Here’s a clue for you then. When I lived in the Congo, 10 years before Reagan said his racist crap, a UN official called his African assistant a monkey - affectionately, so he claimed. It caused a massive outrage at the highest levels of government and the official got expelled. It’s not like that became a racist term just recently.
Reagan was either racist or stupid - and I never thought he was stupid.
I almost missed this. You’ve given no clear explanation for why it’s not a racist thing for him to say, so your lack of belief in its racism doesn’t appear to be founded in anything other than an affection for the Gipper.
I am trying to parse and understand this, but I cannot.
So, if I say that many members of a racial group have propensity X, then that is okay, no racism to see here.
But if I wrongly think that Dave, because he is a member of that racial group, likely has propensity X, then that is racist?
That seems backwards to me. In the first, I am talking about the racial group so any accusation of racism would have to lie there. In the second, I am only talking about Dave, one member of the group.
Why is it worse or “more racist” to impute things to a single member of a group, but okay to do it to the whole group?
As far as the Reagan comment, I think one of the things that people are missing is that in the not so recent past, certainly in 1971, when you wanted to insult someone, there was no filtering like there is today. I might love the French people, but if I’m mad at Billy the Frenchman, then everything comes out about Billy along with any French insults for good measure. Today, that is frowned upon.
Hell, I think Chris Rock did a routine on this.
“A lot of white people are white supremacists. Billy is white, so if he pisses me off for random reasons, I’ma call him a white supremacist.”
The first statement is 100% true. The second statement shows generalizations bleeding into unwarranted conclusions about an individual.
We’re not missing that. We think the filter is that now people try not to be racist when they insult people.
Well, some people try. Others don’t, because our leadership has set a terrible president.
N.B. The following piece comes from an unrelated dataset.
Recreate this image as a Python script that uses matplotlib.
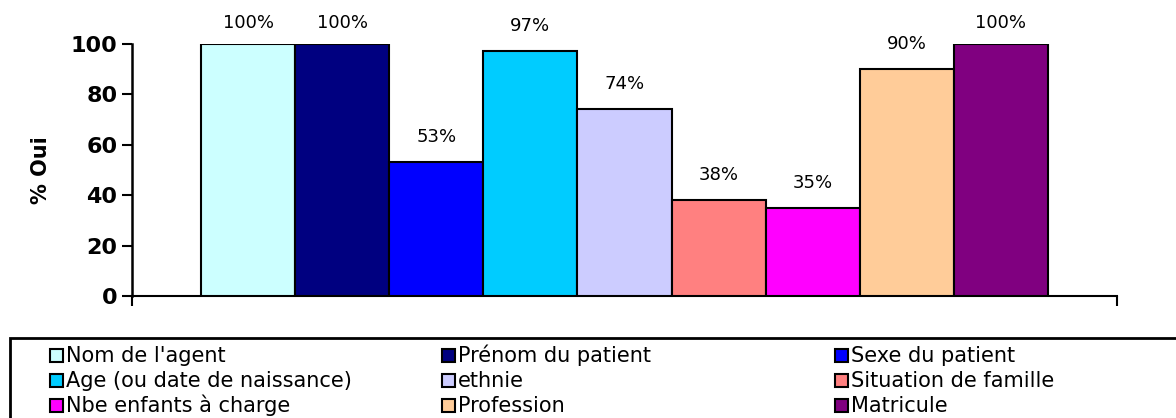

What a serendipitous misspelling.
I’m still clueless. If I call a Filipino a monkey, will I be racist? How 'bout a Swede? And third party reactions, which is what your story is about, hardly matter to me.
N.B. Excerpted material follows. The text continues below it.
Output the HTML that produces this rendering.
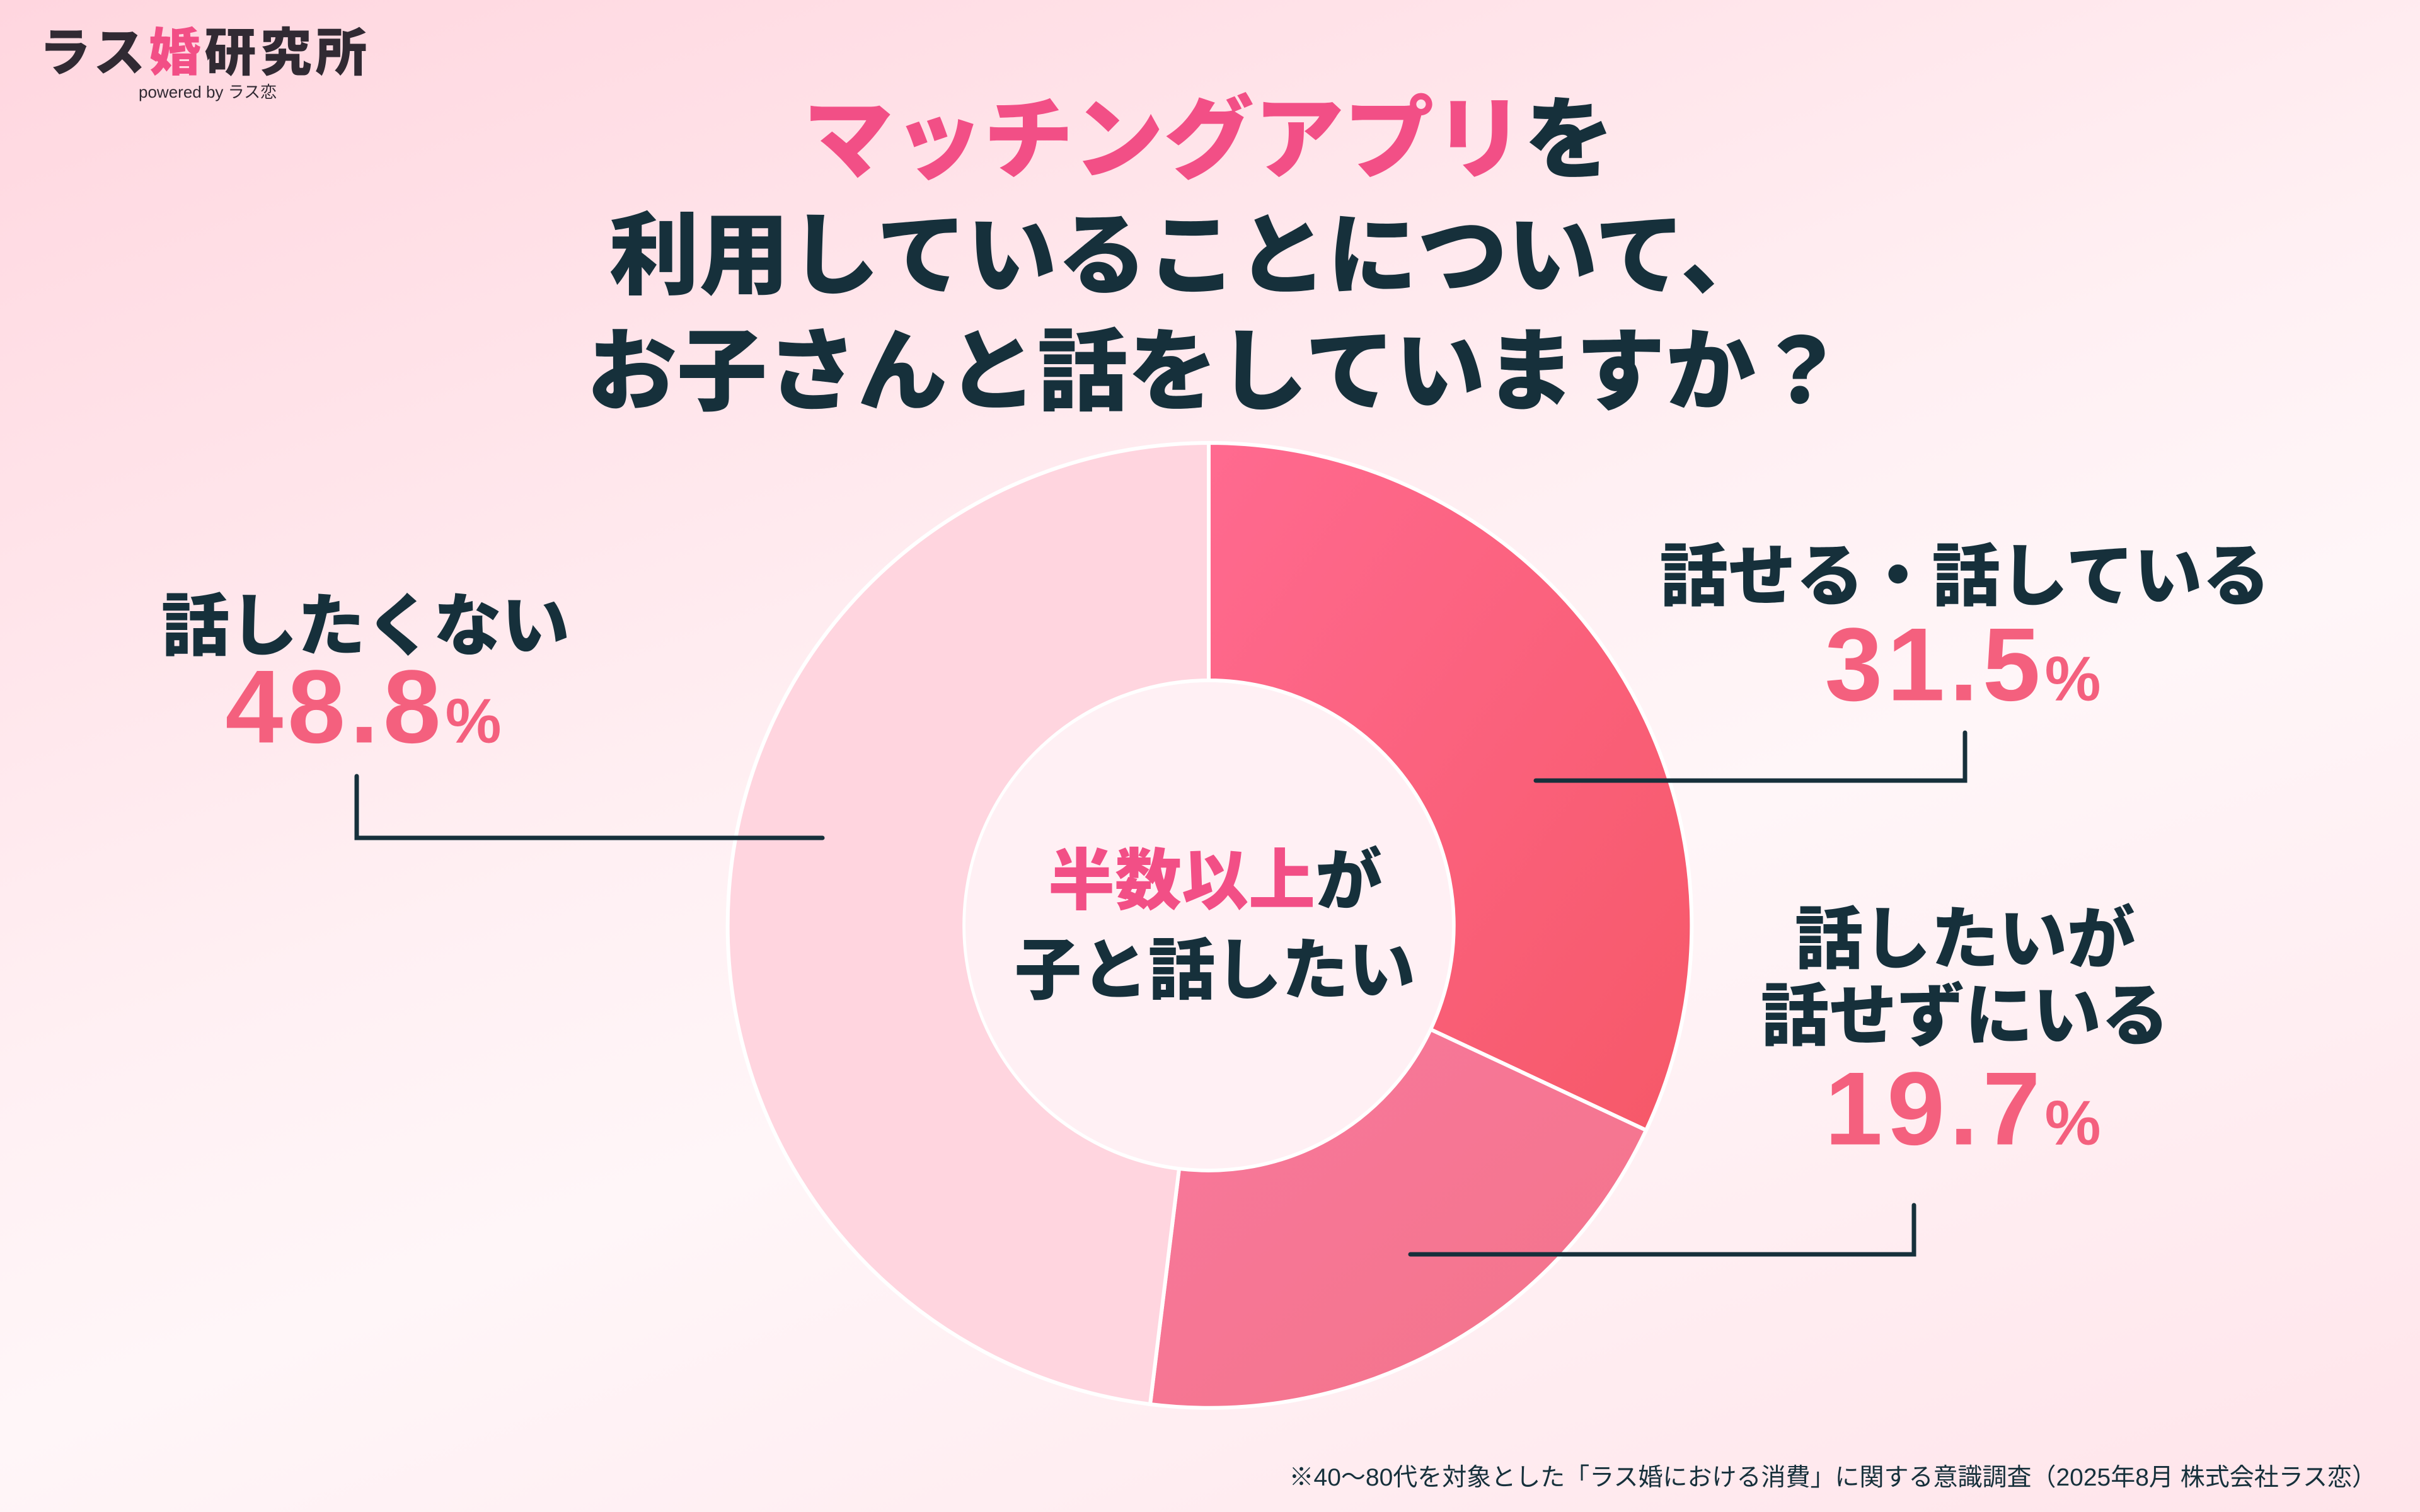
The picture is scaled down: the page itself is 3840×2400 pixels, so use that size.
<!DOCTYPE html>
<html><head><meta charset="utf-8"><style>
html,body{margin:0;padding:0}
body{width:3840px;height:2400px;position:relative;overflow:hidden;
background:linear-gradient(160deg,#ffd6df 0%,#fff0f3 45%,#fff6f8 60%,#ffe4ea 100%);
font-family:"Liberation Sans","Noto Sans CJK JP",sans-serif;color:#16303b}
.t{position:absolute;white-space:nowrap;font-weight:900;transform:translate(-50%,-50%)}
.p{color:#f24f86}
.n{color:#f4607e;font-family:"Liberation Sans",sans-serif;font-weight:700;letter-spacing:7px}
</style></head><body>
<div style="position:absolute;left:62px;top:40px;font-size:82px;font-weight:900;letter-spacing:6px;color:#312a33;line-height:1.1">ラス<span class="p">婚</span>研究所</div>
<div style="position:absolute;left:220px;top:126px;font-size:26px;color:#312a33">powered by ラス恋</div>

<div class="t" style="left:1918px;top:210px;font-size:143px"><span class="p">マッチングアプリ</span>を</div>
<div class="t" style="left:1888px;top:394px;font-size:143px">利用していることについて、</div>
<div class="t" style="left:1930px;top:578px;font-size:143px">お子さんと話をしていますか？</div>

<svg width="3840" height="2400" style="position:absolute;left:0;top:0">
<defs>
<linearGradient id="g1" x1="0" y1="0" x2="1" y2="1"><stop offset="0" stop-color="#ff6a90"/><stop offset="1" stop-color="#f65868"/></linearGradient>
<linearGradient id="g2" x1="0" y1="0" x2="1" y2="1"><stop offset="0" stop-color="#f8789c"/><stop offset="1" stop-color="#f3748a"/></linearGradient>
</defs>
<path d="M1918,703 A766,766 0 0 1 2612,1794 L2270,1634 A389,389 0 0 0 1918,1080 Z" fill="url(#g1)" stroke="#fff" stroke-width="6"/>
<path d="M2612,1794 A766,766 0 0 1 1825,2229 L1871,1855 A389,389 0 0 0 2270,1634 Z" fill="url(#g2)" stroke="#fff" stroke-width="6"/>
<path d="M1825,2229 A766,766 0 0 1 1918,703 L1918,1080 A389,389 0 0 0 1871,1855 Z" fill="#ffd5df" stroke="#fff" stroke-width="6"/>
<circle cx="1918" cy="1469" r="386" fill="#fff0f4"/>
<g stroke="#16303b" stroke-width="7" fill="none" stroke-linecap="round">
<polyline points="2437,1239 3118,1239 3118,1163"/>
<polyline points="2238,1991 3037,1991 3037,1913"/>
<polyline points="1305,1330 566,1330 566,1232"/>
</g>
</svg>

<div class="t" style="left:1928px;top:1389px;font-size:106px"><span class="p">半数以上</span>が</div>
<div class="t" style="left:1928px;top:1531px;font-size:106px">子と話したい</div>

<div class="t" style="left:3118px;top:906px;font-size:108px">話せる・話している</div>
<div class="t n" style="left:3118px;top:1055px;font-size:165px">31.5<span style="font-size:100px">%</span></div>
<div class="t" style="left:3118px;top:1482px;font-size:108px">話したいが</div>
<div class="t" style="left:3118px;top:1604px;font-size:108px">話せずにいる</div>
<div class="t n" style="left:3118px;top:1760px;font-size:165px">19.7<span style="font-size:100px">%</span></div>
<div class="t" style="left:580px;top:985px;font-size:108px">話したくない</div>
<div class="t n" style="left:580px;top:1122px;font-size:165px">48.8<span style="font-size:100px">%</span></div>

<div style="position:absolute;right:69px;top:2314px;font-size:39px;color:#16303b;white-space:nowrap">※40〜80代を対象とした「ラス婚における消費」に関する意識調査（2025年8月 株式会社ラス恋）</div>
</body></html>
People thought Reagan was stupid, or at least not up to the caliber of guys like Carter and Mondale. That I know.
sorry, that was Earl Butz (seriously, last name), not LBJ
I don’t think you’re clueless about why it’s widely accepted as racist to call black/brown people “monkeys”. You’re being disingenuous or worse, but not clueless.
He was well-liked by Republicans. But he wasn’t well-liked in general.
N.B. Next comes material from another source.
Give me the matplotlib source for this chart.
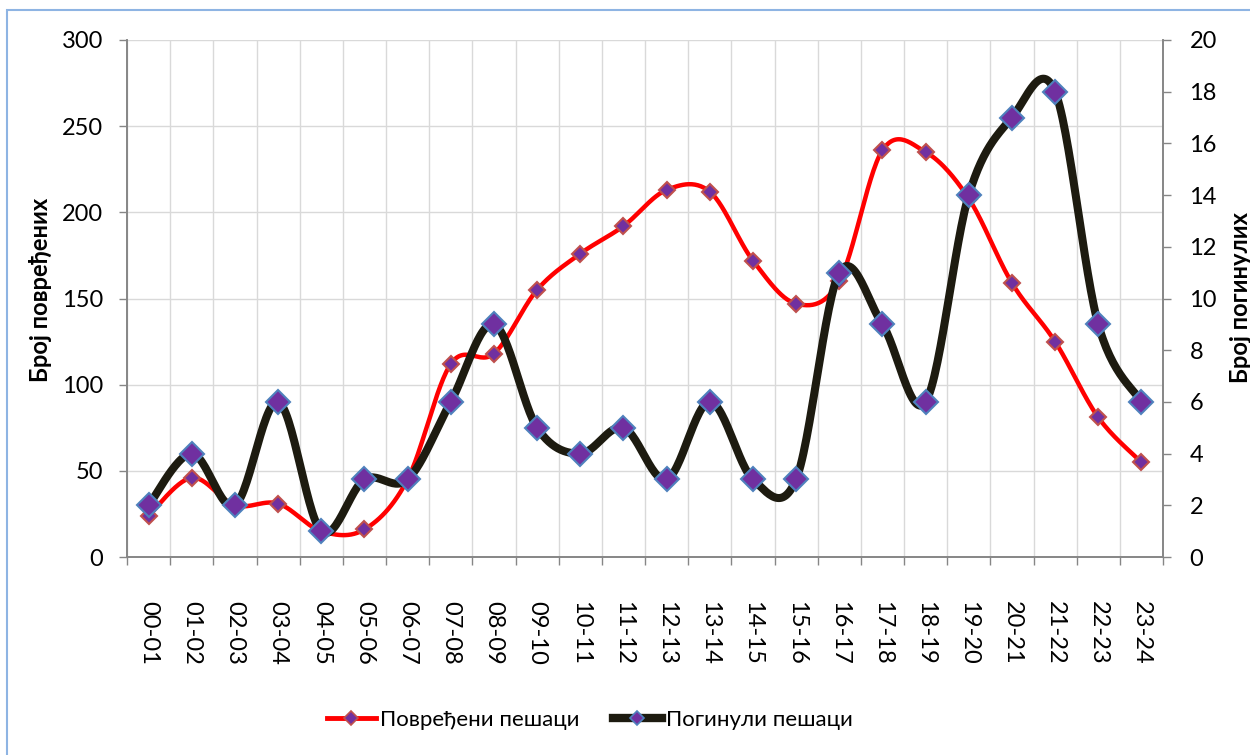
import numpy as np
import matplotlib
matplotlib.use("Agg")
import matplotlib.pyplot as plt
from matplotlib.lines import Line2D
from matplotlib.patches import Rectangle

plt.rcParams['font.family'] = ['Lato', 'DejaVu Sans']

categories = ["00-01", "01-02", "02-03", "03-04", "04-05", "05-06", "06-07", "07-08",
              "08-09", "09-10", "10-11", "11-12", "12-13", "13-14", "14-15", "15-16",
              "16-17", "17-18", "18-19", "19-20", "20-21", "21-22", "22-23", "23-24"]
injured = [24, 46, 30, 31, 15, 16, 45, 112, 118, 155, 176, 192, 213, 212, 172, 147,
           160, 236, 235, 208, 159, 125, 81, 55]
killed = [2, 4, 2, 6, 1, 3, 3, 6, 9, 5, 4, 5, 3, 6, 3, 3, 11, 9, 6, 14, 17, 18, 9, 6]

label_injured = "Повређени пешаци"
label_killed = "Погинули пешаци"
ylabel_left = "Број повређених"
ylabel_right = "Број погинулих"


def smooth(xs, ys, n=30):
    """Catmull-Rom style Bezier smoothing (like Excel's smoothed line)."""
    xs = np.asarray(xs, float)
    ys = np.asarray(ys, float)
    px = np.concatenate([[xs[0]], xs, [xs[-1]]])
    py = np.concatenate([[ys[0]], ys, [ys[-1]]])
    t = np.linspace(0, 1, n)
    ox, oy = [], []
    for i in range(1, len(px) - 2):
        p0 = np.array([px[i - 1], py[i - 1]])
        p1 = np.array([px[i], py[i]])
        p2 = np.array([px[i + 1], py[i + 1]])
        p3 = np.array([px[i + 2], py[i + 2]])
        c1 = p1 + (p2 - p0) / 6.0
        c2 = p2 - (p3 - p1) / 6.0
        b = ((1 - t) ** 3)[:, None] * p1 + (3 * (1 - t) ** 2 * t)[:, None] * c1 \
            + (3 * (1 - t) * t ** 2)[:, None] * c2 + (t ** 3)[:, None] * p2
        ox.append(b[:, 0])
        oy.append(b[:, 1])
    return np.concatenate(ox), np.concatenate(oy)


W, H = 1250, 755
fig = plt.figure(figsize=(W / 100, H / 100), dpi=100)
ax = fig.add_axes([127 / W, 1 - 557 / H, (1163 - 127) / W, (557 - 40) / H])
ax2 = ax.twinx()

x = np.arange(len(categories))

red = "#FF0000"
dark = "#1D1B10"
purple = "#7030A0"
red_edge = "#C0504D"
blue_edge = "#4F81BD"
axis_gray = "#868686"
grid_gray = "#D9D9D9"

sx, sy = smooth(x, injured)
ax.plot(sx, sy, color=red, lw=3.2, solid_capstyle='round', zorder=3)
ax.plot(x, injured, ls='none', marker='D', ms=8.5, mfc=purple, mec=red_edge, mew=1.5, zorder=4)

kx, ky = smooth(x, killed)
ax2.plot(kx, ky, color=dark, lw=5.8, solid_capstyle='round', zorder=3)
ax2.plot(x, killed, ls='none', marker='D', ms=12, mfc=purple, mec=blue_edge, mew=1.5, zorder=4)

ax.set_xlim(-0.5, len(categories) - 0.5)
ax.set_ylim(0, 300)
ax2.set_ylim(0, 20)
ax.set_yticks(np.arange(0, 301, 50))
ax2.set_yticks(np.arange(0, 21, 2))

# x ticks: marks at boundaries, labels at centers
ax.set_xticks(np.arange(-0.5, len(categories), 1.0))
ax.set_xticklabels([])
ax.set_xticks(x, minor=True)
ax.set_xticklabels(categories, minor=True, rotation=-90, fontsize=17)
ax.tick_params(axis='x', which='major', length=6, width=1, color=axis_gray, direction='out')
ax.tick_params(axis='x', which='minor', length=0, pad=32)

ax.tick_params(axis='y', length=6, width=1, color=axis_gray, direction='out', labelsize=17, pad=11)
ax2.tick_params(axis='y', length=6, width=1, color=axis_gray, direction='out', labelsize=17, pad=13)

ax.grid(True, which='major', axis='both', color=grid_gray, lw=1)
ax.set_axisbelow(True)

for a in (ax, ax2):
    a.spines['top'].set_visible(False)
    for s in ('left', 'right', 'bottom'):
        a.spines[s].set_color(axis_gray)
        a.spines[s].set_linewidth(1.2)

fig.text(40 / W, 1 - 290 / H, ylabel_left, rotation=90, fontsize=17, fontweight='bold',
         ha='center', va='center')
fig.text(1241 / W, 1 - 298 / H, ylabel_right, rotation=90, fontsize=17, fontweight='bold',
         ha='center', va='center')

handles = [
    Line2D([], [], color=red, lw=3.5, marker='D', ms=7, mfc=purple, mec=red_edge, mew=1.2),
    Line2D([], [], color=dark, lw=6, marker='D', ms=7, mfc=purple, mec=blue_edge, mew=1.2),
]
fig.legend(handles, [label_injured, label_killed], loc='center', bbox_to_anchor=(0.472, 1 - 720 / H),
           ncol=2, frameon=False, fontsize=16, handlelength=2.2, handletextpad=0.2,
           columnspacing=1.5)

fig.add_artist(Rectangle((7 / W, -0.05), 1.1, (H - 10) / H + 0.05, fill=False,
                         edgecolor="#8EB4E3", lw=1.5, transform=fig.transFigure))

fig.savefig("out.png", dpi=100)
When he was elected many talked publicly about emigrating to Canada. Steve Martin included this in one of his SNL monologues:
A classic Doonesbury cartoon referenced Reagan’s ascent to power with conservative B.D. crowing about Reagan’s likely election, liberal Mark saying his reaction would be to shoot himself, and Mike Doonesbury replying “Good choice. Hand guns should be cheap and plentiful.” Doonesbury by Garry Trudeau for August 25, 1980 - GoComics
Reagan was not even remotely popular with at least half the country. We hadn’t yet heard the way he apparently liked to talk about Africans, but we could, basically, guess that he’d be that kind of guy.
Some, sure. Or even just accepting it outright. But who among us posting in this thread is white? Since you are indirectly citing these people.
LHoD meant, as was implicit in his post, other white people.